Kommentar von Clemens Wieltsch,
Redakteur
Polen macht es derzeit, Deutschland tat es während der Corona-Pandemie. Das Senken oder Aussetzen der Mehrwertsteuer auf Lebensmittel gilt unter an Rezessionsangst leidenden Politikern als probates Mittel zur Eindämmung der allgegenwärtigen Teuerung. Auch hierzulande fordern SPÖ und Gewerkschafter vehement die vorübergehende Streichung der Steuern auf Grundnahrungsmittel – und das obwohl Analysten längst deren inflationsdämpfende Wirkung widerlegt haben.So auch jene des Wirtschaftsforschungsinstituts (Wifo).
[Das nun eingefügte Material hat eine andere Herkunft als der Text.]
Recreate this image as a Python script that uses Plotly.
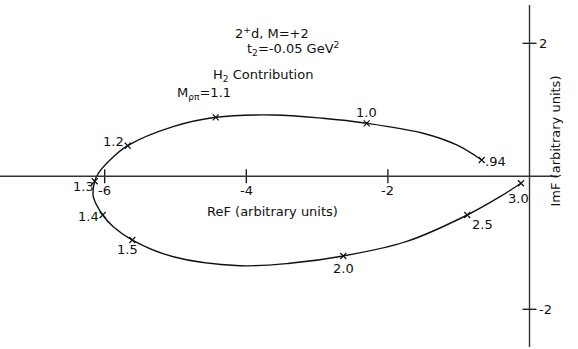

Sie haben die in der Pandemie vorübergehend beschlossene Umsatzsteuersenkung für Gastronomie und Hotellerie genauer unter die Lupe genommen.
Ihr Fazit: Die Steuersenkungen wurden nur teilweise an die Gäste weitergegeben, im Nachhinein aber fast vollumfänglich aufgeschlagen. Dies wäre laut den Wifo-Experten auch bei den Lebensmitteln zu befürchten, wegen der hohen Marktkonzentration durch nur vier große Handelsketten.
Österreichs Diskonter scheint das nicht zu tangieren. Unter dem Motto „Mehrwertsteuer geschenkt“ senkten Lidl und Hofer vergangene Woche für einen Monat ihre Preise auf 100 ausgewiesene Grundnahrungsmittel – verlautbart mit ganzseitiger Werbung in Boulevardzeitungen.
Für die Landwirte am anderen Ende der Wertschöpfungskette bleibt die Frage, wer die proklamierte Steuerfreiheit wird schlucken müssen. Dass just zur selben Zeit bei Penny tschechisches Geflügelfleisch aus einer in Österreich längst verbotenen Haltungsform verramscht wurde, verheisst allerdings nichts Gutes für die Bauern.